ブラジルから帰国後、同期に先駆けて本社の課長代理に昇進しました。ただ、将来への期待も人事部長の訓示でしぼみました。「課長代理は社内の序列では半分以下だ」。今後も階段を1つずつ上がるのか。自らの裁量で仕事をすることに慣れていたので、年功序列に違和感を覚えました。

そんなとき、丸一鋼管の会長だった義父から「海外展開に向け、経験者がほしい」と誘われました。当時の丸一鋼管は伸び盛り。腕のふるいようがあると感じ、転職を決めました。

■米国で営業拠点を立ち上げた。

入社2年目で米ヒューストンの事務所長に就きました。石油採掘に使う油井管の販路を開拓しつつ、顧客の声を日本に届けて製品改善に生かすのが仕事です。

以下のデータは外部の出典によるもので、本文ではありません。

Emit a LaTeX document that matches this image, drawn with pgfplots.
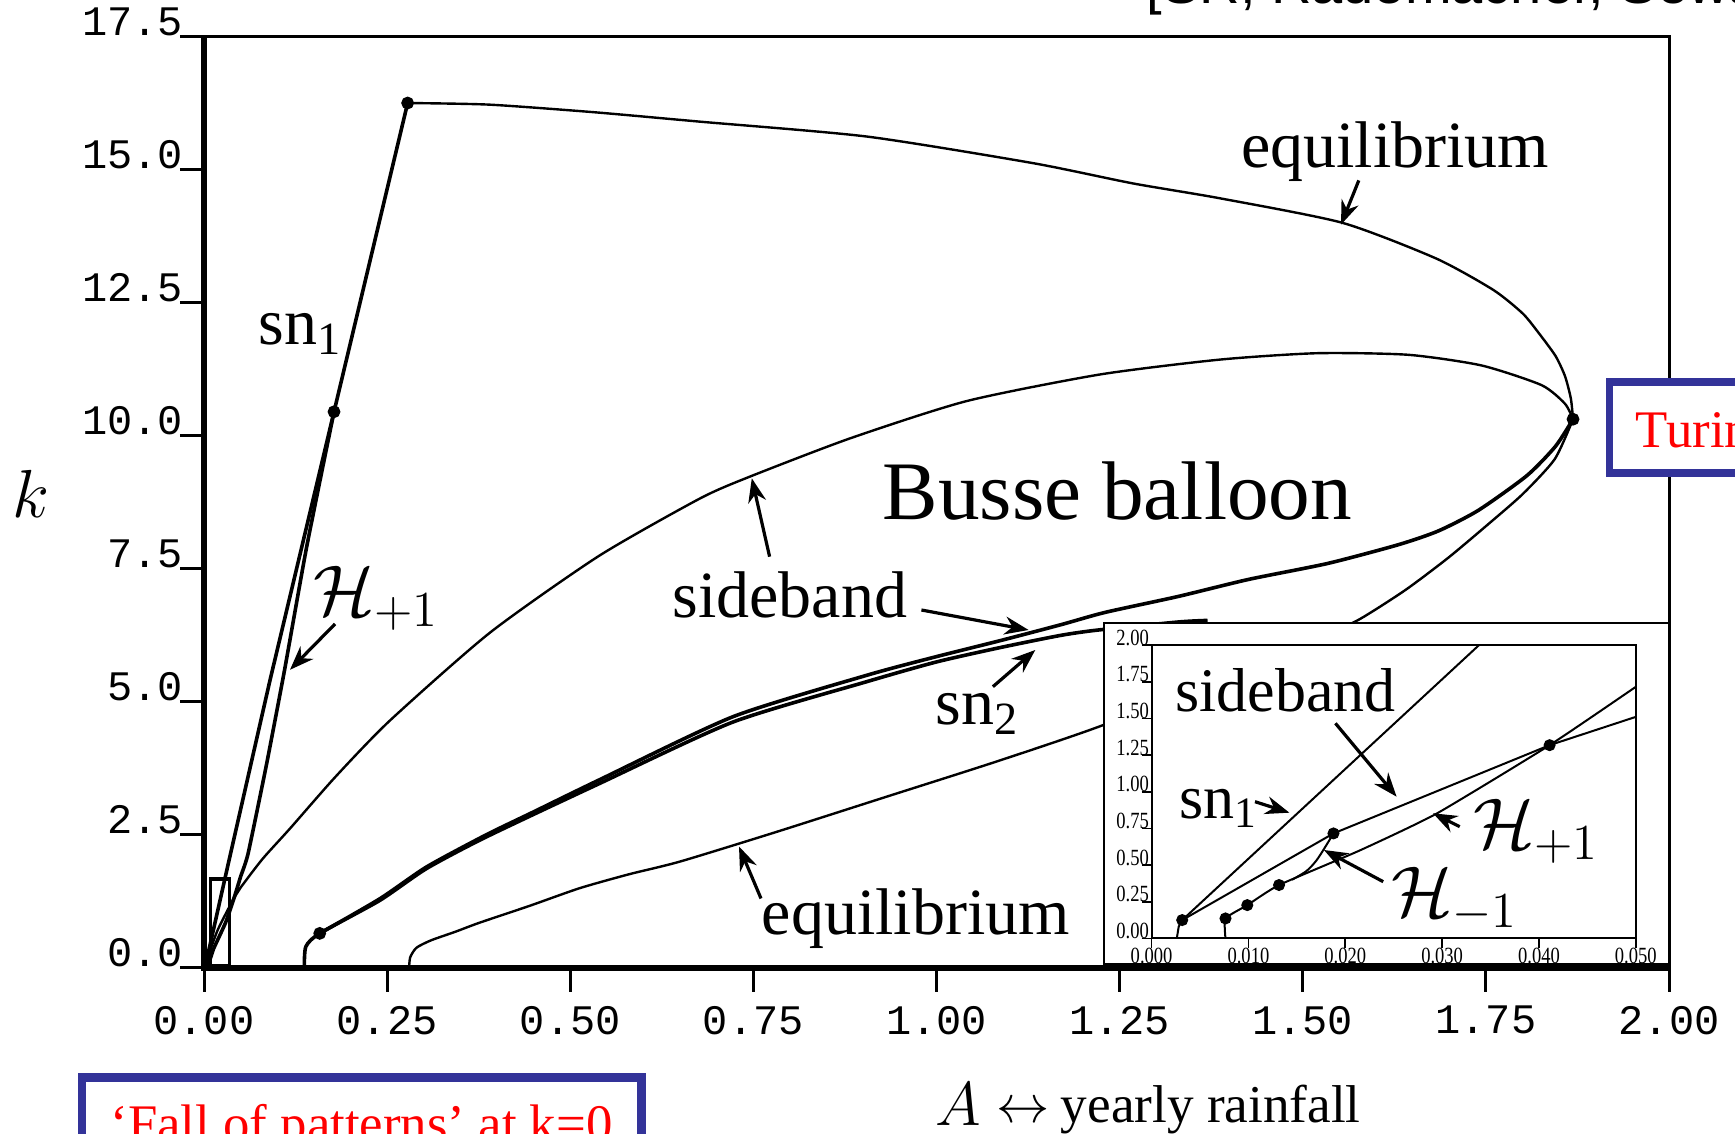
\RequirePackage{fix-cm}
\documentclass[border=0pt]{standalone}
\usepackage{fontspec}
\setmainfont{Liberation Serif}
\setmonofont{Liberation Mono}
\newfontfamily\sansf{Liberation Sans}
\newfontfamily\condf[FakeStretch=0.8]{Liberation Serif}
\usepackage{pgfplots}
\pgfplotsset{compat=1.18}
\usetikzlibrary{arrows.meta}
\definecolor{boxblue}{RGB}{51,51,153}
\begin{document}
\begin{tikzpicture}
\useasboundingbox (0pt,0pt) rectangle (433.75pt,283.5pt);
\fill[white] (0pt,0pt) rectangle (433.75pt,283.5pt);
% ---------------- main axis
\begin{axis}[
  at={(51pt,41.5pt)}, anchor=south west,
  scale only axis, width=366.25pt, height=232.875pt,
  xmin=0, xmax=2, ymin=0, ymax=17.5,
  xtick={0,0.25,0.5,0.75,1,1.25,1.5,1.75,2},
  ytick={0,2.5,5,7.5,10,12.5,15,17.5},
  xtick pos=bottom, ytick pos=left,
  tick align=outside, major tick length=6pt,
  tick style={line width=0.75pt, black},
  axis line style={line width=0.75pt},
  axis on top,
  ticklabel style={font=\ttfamily\fontsize{10.5}{12}\selectfont},
  xticklabel style={/pgf/number format/.cd, fixed, fixed zerofill, precision=2, assume math mode=true},
  yticklabel style={anchor=base east, inner sep=0pt, xshift=1pt, yshift=0.3pt,
     /pgf/number format/.cd, fixed, fixed zerofill, precision=1, assume math mode=true},
  scaled ticks=false,
]
% upper equilibrium
\addplot[black, line width=0.6pt, smooth, tension=0.4] coordinates {
(0.278,16.25)(0.389,16.22)(0.53,16.08)(0.677,15.9)(0.905,15.62)(1.132,15.12)(1.268,14.74)
(1.387,14.46)(1.554,14.0)(1.682,13.33)(1.76,12.74)(1.80,12.3)(1.821,11.95)(1.845,11.5)
(1.858,11.12)(1.866,10.7)(1.869,10.31)};
% sn1
\addplot[black, line width=0.9pt] coordinates {
(0.0026,0)(0.0032,0.125)(0.0338,2.0)(0.09,5.4)(0.1775,10.45)(0.278,16.25)};
% H+1
\addplot[black, line width=0.9pt, smooth, tension=0.3] coordinates {
(0.00763,0)(0.00763,0.136)(0.00988,0.227)(0.01316,0.364)(0.02945,0.852)(0.0411,1.318)(0.05,1.716)
(0.0602,2.15)(0.085,3.8)(0.11,5.6)(0.14,7.9)(0.1775,10.45)};
% upper sideband
\addplot[black, line width=0.6pt, smooth, tension=0.4] coordinates {
(0.00316,0.125)(0.01878,0.716)(0.0411,1.318)(0.05,1.511)(0.08,2.05)(0.1174,2.62)(0.18,3.6)
(0.2539,4.65)(0.3904,6.3)(0.539,7.74)(0.677,8.82)(0.745,9.23)(0.882,9.95)(1.041,10.65)
(1.223,11.15)(1.387,11.43)(1.52,11.55)(1.644,11.52)(1.744,11.32)(1.826,10.95)(1.858,10.6)(1.869,10.31)};
% lower sideband
\addplot[black, line width=0.9pt, smooth, tension=0.4] coordinates {
(0.158,0.65)(0.24,1.3)(0.304,1.9)(0.385,2.5)(0.448,2.92)(0.539,3.53)(0.722,4.72)(0.905,5.5)
(1.0,5.85)(1.087,6.15)(1.17,6.45)(1.23,6.68)(1.33,6.98)(1.426,7.3)(1.534,7.6)(1.63,7.95)
(1.685,8.21)(1.74,8.6)(1.806,9.25)(1.845,9.8)(1.869,10.31)};
% sn2
\addplot[black, line width=0.9pt, smooth, tension=0.4] coordinates {
(0.137,0)(0.139,0.4)(0.158,0.65)(0.24,1.27)(0.304,1.87)(0.385,2.46)(0.539,3.46)(0.722,4.62)
(0.905,5.38)(1.0,5.75)(1.087,6.02)(1.17,6.25)(1.221,6.35)(1.33,6.5)(1.37,6.53)};
% lower equilibrium
\addplot[black, line width=0.6pt, smooth, tension=0.4] coordinates {
(0.280,0)(0.2815,0.2)(0.29,0.38)(0.31,0.52)(0.343,0.68)(0.376,0.85)(0.445,1.17)(0.513,1.5)
(0.58,1.76)(0.65,2.0)(0.78,2.55)(0.93,3.21)(1.08,3.87)(1.221,4.53)(1.4,5.5)(1.52,6.2)
(1.576,6.54)(1.64,7.1)(1.698,7.7)(1.75,8.3)(1.80,8.9)(1.844,9.56)(1.869,10.31)};
% dots
\addplot[only marks, mark=*, mark size=1.4pt, black] coordinates {
(0.278,16.25)(0.1775,10.45)(1.869,10.31)(0.158,0.65)};
% zoom rectangle
\draw[line width=0.9pt] (axis cs:0.009,0.05) rectangle (axis cs:0.035,1.67);
\end{axis}
% ---------------- overlays in pixel units
\begin{scope}[x=0.25pt, y=-0.25pt, shift={(0pt,283.5pt)}]
% thick left and bottom spines
\draw[line width=1.7pt] (204,36.5) -- (204,968) -- (1669,968);
% inset white box
\draw[line width=0.5pt, fill=white] (1103.8,623.3) rectangle (1668.6,964.5);
% labels
\node[anchor=base, inner sep=0pt, font=\fontsize{16.5}{18}\selectfont] at (1395,168) {equilibrium};
\draw[line width=0.8pt, -{Stealth[length=6pt,width=4.5pt]}] (1358.8,180.4) -- (1341,224.6);
\node[anchor=base west, inner sep=0pt, font=\fontsize{16.5}{18}\selectfont] at (258,345) {sn\textsubscript{1}};
\node[anchor=base west, inner sep=0pt, font=\fontsize{18}{20}\selectfont] at (313,616) {$\mathcal{H}_{+1}$};
\draw[line width=0.8pt, -{Stealth[length=6pt,width=4.5pt]}] (335,624) -- (290,669.8);
\node[anchor=base west, inner sep=0pt, font=\fontsize{20.8}{24}\selectfont] at (882,520) {Busse balloon};
\node[anchor=base west, inner sep=0pt, font=\fontsize{16.5}{18}\selectfont] at (671.6,617.4) {sideband};
\draw[line width=0.8pt, -{Stealth[length=6pt,width=4.5pt]}] (769.6,556.7) -- (751.8,478.3);
\draw[line width=0.8pt, -{Stealth[length=6pt,width=4.5pt]}] (921.4,610) -- (1028.6,630);
\node[anchor=base west, inner sep=0pt, font=\fontsize{16.5}{18}\selectfont] at (935,724.8) {sn\textsubscript{2}};
\draw[line width=0.8pt, -{Stealth[length=6pt,width=4.5pt]}] (992.9,686.7) -- (1035.3,650);
\node[anchor=base west, inner sep=0pt, font=\fontsize{16.5}{18}\selectfont] at (761,935) {equilibrium};
\draw[line width=0.8pt, -{Stealth[length=6pt,width=4.5pt]}] (761,898.5) -- (739,846.5);
% axis labels
\node[anchor=base, inner sep=0pt, font=\fontsize{17}{20}\selectfont] at (31,518) {$k$};
\node[anchor=base west, inner sep=0pt, font=\fontsize{15.5}{18}\selectfont] at (935,1126) {$A$};
\node[anchor=base west, inner sep=0pt, font=\fontsize{13.3}{16}\selectfont] at (996,1123) {$\leftrightarrow$};
\node[anchor=base west, inner sep=0pt, font=\fontsize{13.3}{16}\selectfont] at (1060,1123) {yearly rainfall};
% red boxes
\draw[boxblue, line width=1.9pt, fill=white] (1609.5,382) rectangle (1800,473.3);
\node[anchor=base west, inner sep=0pt, text=red, font=\fontsize{13.2}{15}\selectfont] at (1635,447.3) {Turing bifurcation};
\draw[boxblue, line width=2.1pt, fill=white] (82,1077.5) rectangle (641.3,1200);
\node[anchor=base west, inner sep=0pt, text=red, font=\fontsize{13.2}{15}\selectfont] at (109.8,1141.7) {‘Fall of patterns’ at k=0};
\node[anchor=base west, inner sep=0pt, font=\sansf\fontsize{14}{16}\selectfont] at (1146,4) {[SR, Rademacher, Sewalt, van der Stelt]};
\end{scope}
% ---------------- inset axis
\begin{axis}[
  at={(287.9pt,48.9pt)}, anchor=south west,
  scale only axis, width=121.05pt, height=73.3pt,
  xmin=0, xmax=0.05, ymin=0, ymax=2,
  xtick={0,0.01,0.02,0.03,0.04,0.05},
  ytick={0,0.25,0.5,0.75,1,1.25,1.5,1.75,2},
  xtick pos=bottom, ytick pos=left,
  tick align=outside, major tick length=2.5pt,
  tick style={line width=0.4pt, black},
  axis line style={line width=0.5pt},
  ticklabel style={font=\condf\fontsize{5.8}{6.5}\selectfont, inner sep=0pt},
  xticklabel style={anchor=north, yshift=0.3pt,
     /pgf/number format/.cd, fixed, fixed zerofill, precision=3, assume math mode=true},
  yticklabel style={anchor=base east, xshift=2pt,
     /pgf/number format/.cd, fixed, fixed zerofill, precision=2, assume math mode=true},
  scaled ticks=false,
]
\addplot[black, line width=0.5pt] coordinates {(0.0026,0)(0.0028,0.08)(0.00316,0.125)(0.0338,2.0)};
\addplot[black, line width=0.5pt] coordinates {(0.00316,0.125)(0.01878,0.716)(0.0411,1.318)(0.05,1.511)};
\addplot[black, line width=0.5pt, smooth, tension=0.3] coordinates {
(0.00763,0)(0.00763,0.136)(0.00988,0.227)(0.01316,0.364)(0.0215,0.6)(0.02945,0.852)(0.0411,1.318)(0.05,1.716)};
\addplot[black, line width=0.5pt, smooth, tension=0.5] coordinates {
(0.0145,0.40)(0.016,0.46)(0.017,0.53)(0.0178,0.61)(0.01878,0.716)};
\addplot[only marks, mark=*, mark size=1.3pt, black] coordinates {
(0.00316,0.125)(0.00763,0.136)(0.00988,0.227)(0.01316,0.364)(0.01878,0.716)(0.0411,1.318)};
\end{axis}
% inset labels
\begin{scope}[x=0.25pt, y=-0.25pt, shift={(0pt,283.5pt)}]
\node[anchor=base west, inner sep=0pt, font=\fontsize{15.5}{18}\selectfont] at (1174.6,711.7) {sideband};
\draw[line width=0.8pt, -{Stealth[length=6pt,width=4.5pt]}] (1335.4,723.3) -- (1396.6,796.7);
\node[anchor=base west, inner sep=0pt, font=\fontsize{15.5}{18}\selectfont] at (1178.5,818.3) {sn\textsubscript{1}};
\draw[line width=0.8pt, -{Stealth[length=6pt,width=4.5pt]}] (1255,801.7) -- (1289.4,812.7);
\node[anchor=base west, inner sep=0pt, font=\fontsize{18}{20}\selectfont] at (1473,848.3) {$\mathcal{H}_{+1}$};
\draw[line width=0.8pt, -{Stealth[length=6pt,width=4.5pt]}] (1459.7,826.7) -- (1433,813.3);
\node[anchor=base west, inner sep=0pt, font=\fontsize{18}{20}\selectfont] at (1390.8,916.7) {$\mathcal{H}_{-1}$};
\draw[line width=0.8pt, -{Stealth[length=6pt,width=4.5pt]}] (1383.2,881.7) -- (1323.9,850);
\end{scope}
\end{tikzpicture}
\end{document}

意外な発見がありました。顧客に呼ばれて出向くと他社製品を引き合いに「鋼管内部の溶接部分が出っ張っていると壊れやすい。へこませてくれ」と言われました。「爪がひっかかる程度に盛り上がりを残した方が丈夫だ」という我々の常識とは真逆です。さっそく日本の製造部門に伝え、修正しました。

当時、原油市場が活況で油井管の販売もすぐに軌道に乗りました。受注に生産が追いつかないほどでした。顧客ごとに優先順位を付け、出荷調整をしたほどでした。

■原油価格の下落で鋼管市況が悪化した。

82年後半から雲行きが怪しくなります。原油価格が下がり、石油会社の設備投資が落ち込みました。契約取り消しや納期先延ばしといった要望も相次ぎます。建材向け販売にも力を入れましたが、油井管の販売減を補えません。

低迷する業績に部下の疲労感もたまるばかりです。食事や平日夜のテニスをともにし、チームの士気を保とうとしました。

さらに鋼管の品質を巡り、顧客から損害賠償を求める訴訟を起こされました。鋼管を引き取りたくないのが本音だったと思います。裁判で陪審員から「保険で賠償すればいい」と言われ、不本意ながら和解金を払いました。「山高ければ谷深し」。市況悪化が訴訟にまでつながるとは思いもしませんでした。

好況に乗って実力以上のことをすれば、後で痛い思いをする。仕事がないからといって部下に暇つぶしのような業務をさせるわけにいきません。長期的視野で販売戦略を考えるべきだと学びました。

みんなが前のめりになっているときは立ち止まって考える。苦い教訓は今も大切にしています。

あのころ……

丸一鋼管は1970年代、需要地近くでの生産体制を整えるべく全国に工場を新設した。その結果、主力の堺工場(堺市)で余剰能力が発生。これを活用するために80年に米国での油井管事業に参入し、現地の石油開発ブームに乗って販売を伸ばした。